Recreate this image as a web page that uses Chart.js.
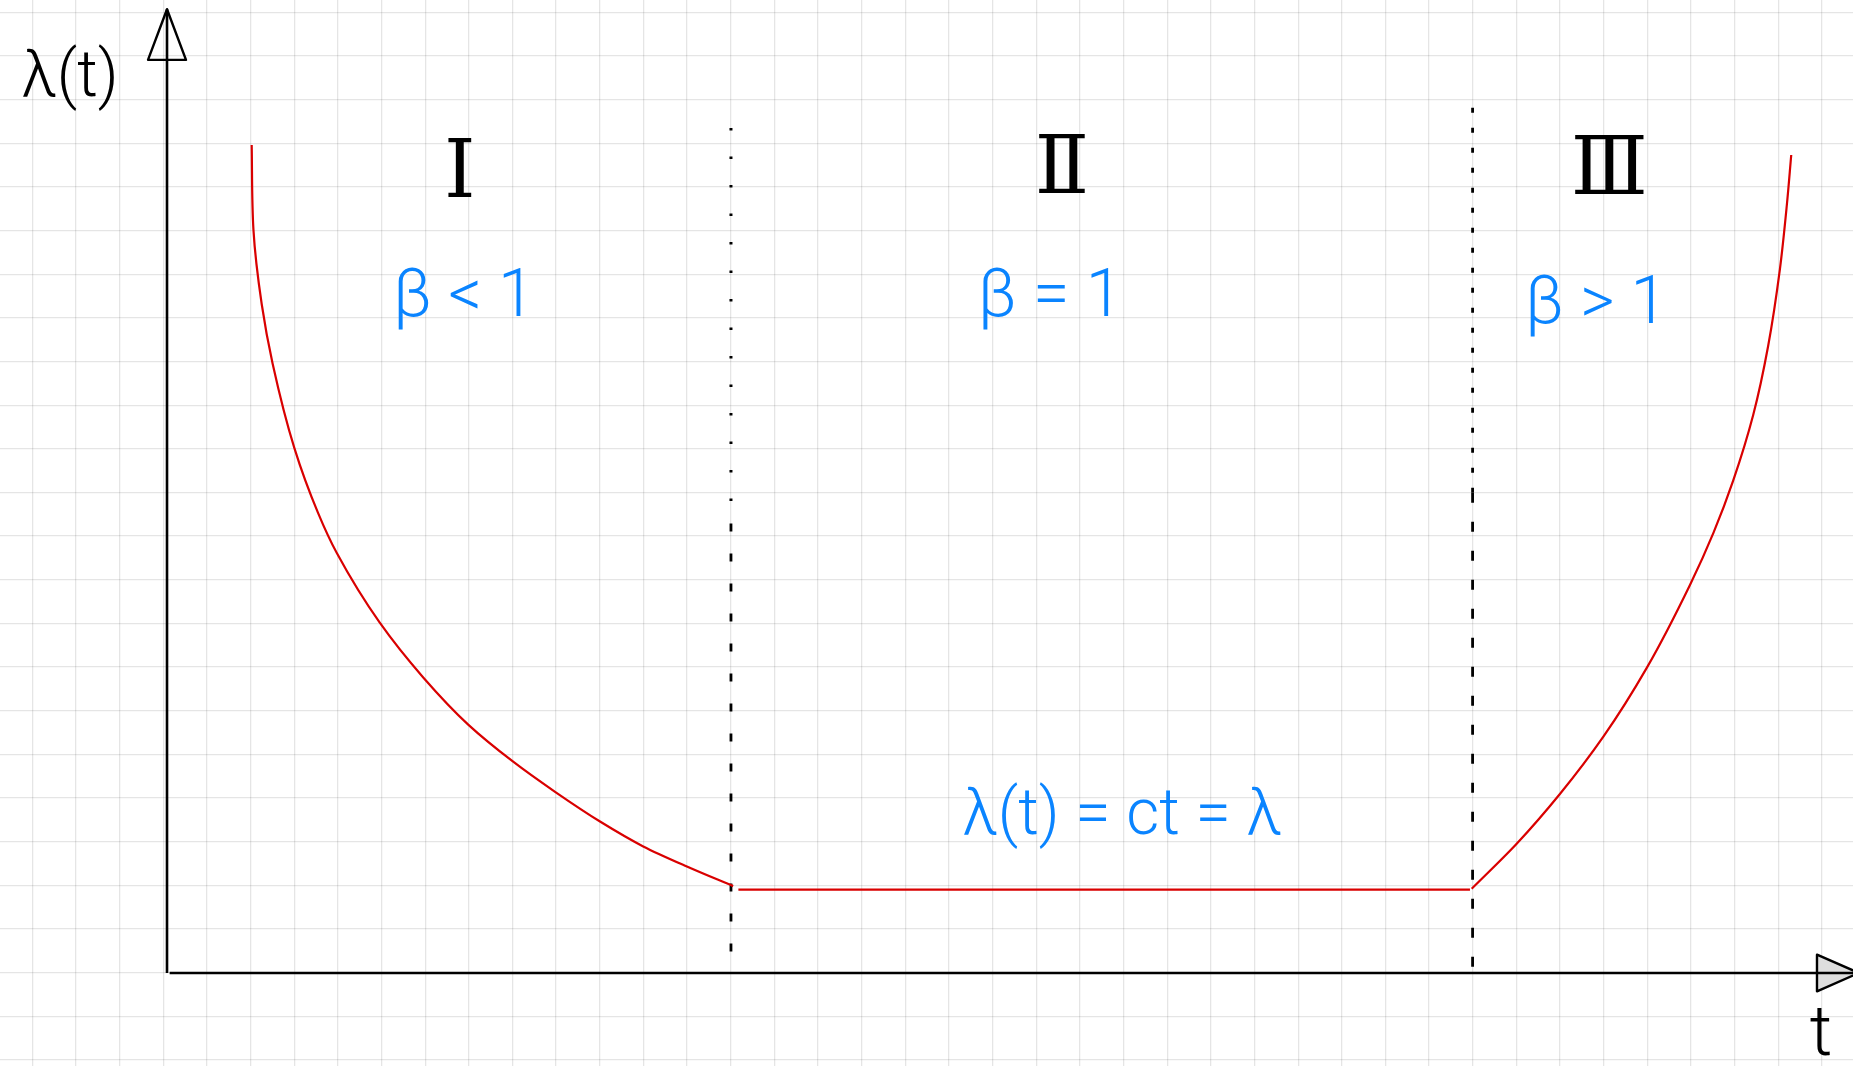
<!DOCTYPE html>
<html>
<head>
<meta charset="utf-8">
<title>λ(t)</title>
<script src="https://cdn.jsdelivr.net/npm/chart.js@4.4.1/dist/chart.umd.min.js"></script>
<style>
  html, body { margin: 0; padding: 0; background: #fff; overflow: hidden; }
  #wrap { width: 1853px; height: 1066px; position: relative; }
</style>
</head>
<body>
<div id="wrap"><canvas id="bathtub"></canvas></div>
<script>
// Units: one square of the graph paper on both axes.

// I: early failures (beta < 1)
const earlyT = [1.94, 1.98, 2.17, 2.42, 2.92, 3.46, 3.89, 4.87, 5.87, 6.90, 7.93, 8.89, 9.92, 10.91, 11.91, 12.97];
const earlyL = [18.97, 17.03, 15.32, 13.96, 12.02, 10.54, 9.62, 8.03, 6.77, 5.69, 4.84, 4.15, 3.47, 2.90, 2.44, 1.99];

// II: random failures, constant rate (beta = 1)
const flatT = [13.09, 29.85];
const flatL = [1.91, 1.91];

// III: wear-out (beta > 1)
const wearT = [29.89, 30.92, 31.91, 32.91, 33.90, 34.89, 35.43, 35.88, 36.34, 36.68, 36.95, 37.11, 37.21];
const wearL = [1.93, 2.96, 4.10, 5.42, 6.99, 8.89, 10.09, 11.28, 12.79, 14.36, 16.12, 17.60, 18.74];

// dividing lines between the phases
const dividerT = [12.92, 29.91];
const dividerTop = [19.36, 19.82];
const dividerSplit = [10.3, 11.0];
const dividerBottom = [0.1, 0.1];

// axes
const axisTEnd = 38.76;
const axisLEnd = 22.08;

// text
const regionNames = ['Ⅰ', 'Ⅱ', 'Ⅲ'];
const regionT = [6.71, 20.50, 33.04];
const regionL = [18.26, 18.35, 18.33];
const shapeTexts = ['β < 1', 'β = 1', 'β > 1'];
const shapeT = [6.80, 20.23, 32.74];
const shapeL = [15.42, 15.42, 15.26];
const flatText = 'λ(t) = ct = λ';
const flatTextT = 21.88, flatTextL = 3.55;
const yTitle = 'λ(t)', yTitleT = -2.22, yTitleL = 20.46;
const xTitle = 't', xTitleT = 37.89, xTitleL = -1.47;

// where the paper lines fall (fraction of a square)
const paperOffsetT = 0.914;
const paperOffsetL = 0.009;

const RED = '#d90000';
const BLUE = '#0a84ff';

function pts(ts, ls) {
    return ts.map((t, i) => ({ x: t, y: ls[i] }));
}

function paperTicks(offset) {
    return (scale) => {
        const ticks = [];
        for (let v = Math.ceil(scale.min - offset) + offset; v <= scale.max; v += 1) {
            ticks.push({ value: v });
        }
        scale.ticks = ticks;
    };
}

// the curves are steep near the top, so interpolate t as a function of lambda
const curve = (data) => ({
    data, borderColor: RED, borderWidth: 2.2, pointRadius: 0,
    indexAxis: 'y', cubicInterpolationMode: 'monotone', fill: false
});

const ink = (data, dash, width, color = '#000') => ({
    data, borderColor: color, borderWidth: width, pointRadius: 0,
    borderDash: dash, borderCapStyle: 'butt', fill: false, tension: 0
});

const datasets = [
    curve(pts(earlyT, earlyL)),
    ink(pts(flatT, flatL), [], 2.2, RED),
    curve(pts(wearT, wearL)),
    ink(pts([dividerT[0], dividerT[0]], [dividerTop[0], dividerSplit[0]]), [2.5, 26], 3),
    ink(pts([dividerT[0], dividerT[0]], [dividerSplit[0], dividerBottom[0]]), [8, 22], 2.8),
    ink(pts([dividerT[1], dividerT[1]], [dividerTop[1], dividerSplit[1]]), [5, 15], 2.8),
    ink(pts([dividerT[1], dividerT[1]], [dividerSplit[1], dividerBottom[1]]), [10, 19], 2.8),
    ink([{ x: 0, y: 0 }, { x: 0, y: axisLEnd }], [], 2.6),
    ink([{ x: 0.06, y: 0 }, { x: axisTEnd, y: 0 }], [], 2.6)
];

// arrow heads, drawn under the axis lines
const arrowHeads = {
    id: 'arrowHeads',
    beforeDatasetsDraw(chart) {
        const { ctx } = chart;
        const sx = chart.scales.x, sy = chart.scales.y;
        const px = (v) => sx.getPixelForValue(v);
        const py = (v) => sy.getPixelForValue(v);
        ctx.save();
        ctx.lineWidth = 2.4;
        ctx.strokeStyle = '#000';
        ctx.lineJoin = 'round';

        ctx.beginPath();
        ctx.moveTo(px(-0.435), py(axisLEnd - 1.16));
        ctx.lineTo(px(0), py(axisLEnd));
        ctx.lineTo(px(0.435), py(axisLEnd - 1.16));
        ctx.closePath();
        ctx.stroke();

        ctx.beginPath();
        ctx.moveTo(px(axisTEnd - 0.96), py(0.42));
        ctx.lineTo(px(axisTEnd), py(0));
        ctx.lineTo(px(axisTEnd - 0.96), py(-0.42));
        ctx.closePath();
        ctx.fillStyle = '#dedede';
        ctx.fill();
        ctx.stroke();
        ctx.restore();
    }
};

// handwritten notes
const notes = {
    id: 'notes',
    afterDatasetsDraw(chart) {
        const { ctx } = chart;
        const sx = chart.scales.x, sy = chart.scales.y;
        const put = (text, t, l, font, color) => {
            ctx.font = font;
            ctx.fillStyle = color;
            ctx.fillText(text, sx.getPixelForValue(t), sy.getPixelForValue(l));
        };
        ctx.save();
        ctx.textAlign = 'center';
        ctx.textBaseline = 'middle';
        regionNames.forEach((n, i) => put(n, regionT[i], regionL[i], '400 80px "DejaVu Serif", serif', '#000'));
        shapeTexts.forEach((s, i) => put(s, shapeT[i], shapeL[i], '300 66px Roboto, sans-serif', BLUE));
        put(flatText, flatTextT, flatTextL, '300 64px Roboto, sans-serif', BLUE);
        put(yTitle, yTitleT, yTitleL, '300 64px Roboto, sans-serif', '#000');
        put(xTitle, xTitleT, xTitleL, '300 70px Roboto, sans-serif', '#000');
        ctx.restore();
    }
};

const paperGrid = { color: 'rgba(0, 0, 0, 0.10)', lineWidth: 1.3, drawTicks: false };

new Chart(document.getElementById('bathtub').getContext('2d'), {
    type: 'line',
    data: { datasets },
    options: {
        responsive: true,
        maintainAspectRatio: false,
        animation: false,
        layout: { padding: 0 },
        scales: {
            x: {
                type: 'linear',
                min: -3.826, max: 38.625,
                ticks: { display: false },
                grid: paperGrid,
                border: { display: false },
                afterBuildTicks: paperTicks(paperOffsetT)
            },
            y: {
                type: 'linear',
                min: -2.131, max: 22.291,
                ticks: { display: false },
                grid: paperGrid,
                border: { display: false },
                afterBuildTicks: paperTicks(paperOffsetL)
            }
        },
        plugins: {
            legend: { display: false },
            tooltip: { enabled: false }
        }
    },
    plugins: [arrowHeads, notes]
});
</script>
</body>
</html>
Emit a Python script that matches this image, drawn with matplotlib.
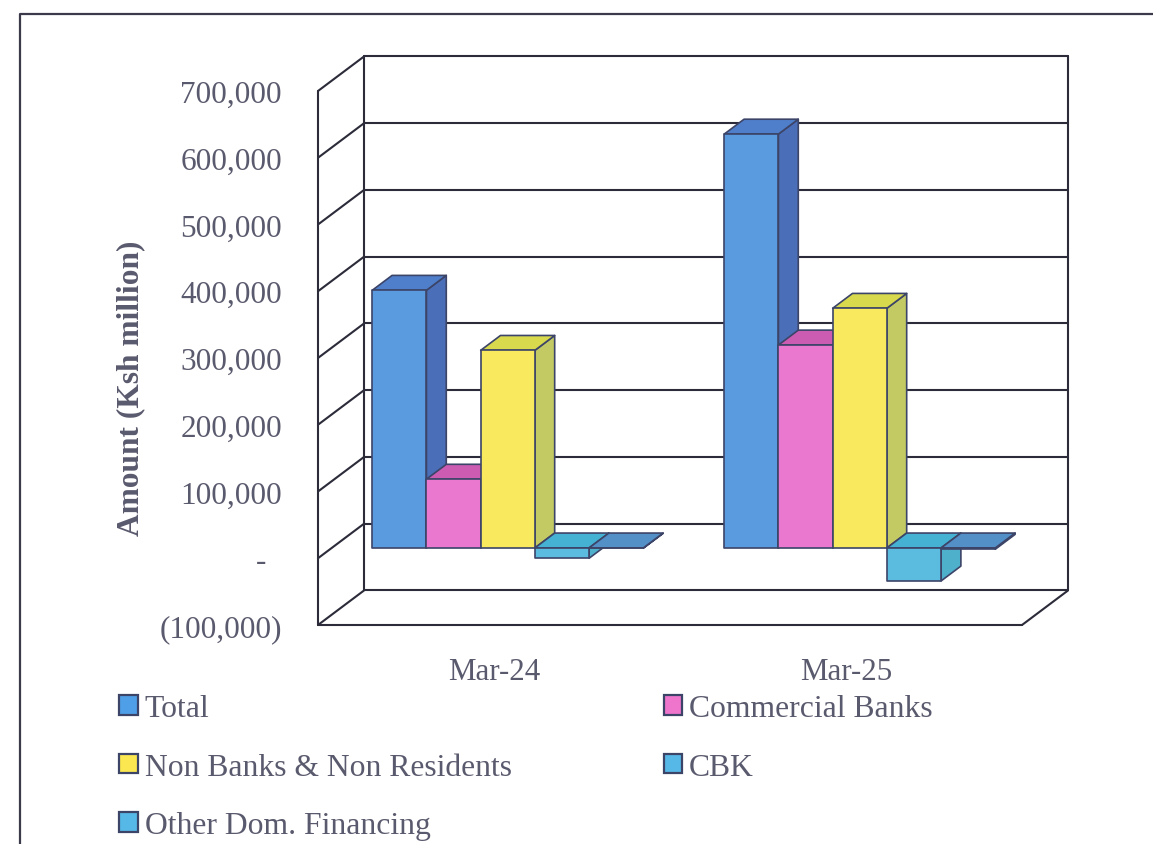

━━━

# [PROBLEM TO SOLVE]
List each line holding the string "that".

# [RESULT FOR THIS EXERCISE]
Recreate this image as a web page that uses Chart.js.
Emit a Python script that matches this image, drawn with matplotlib.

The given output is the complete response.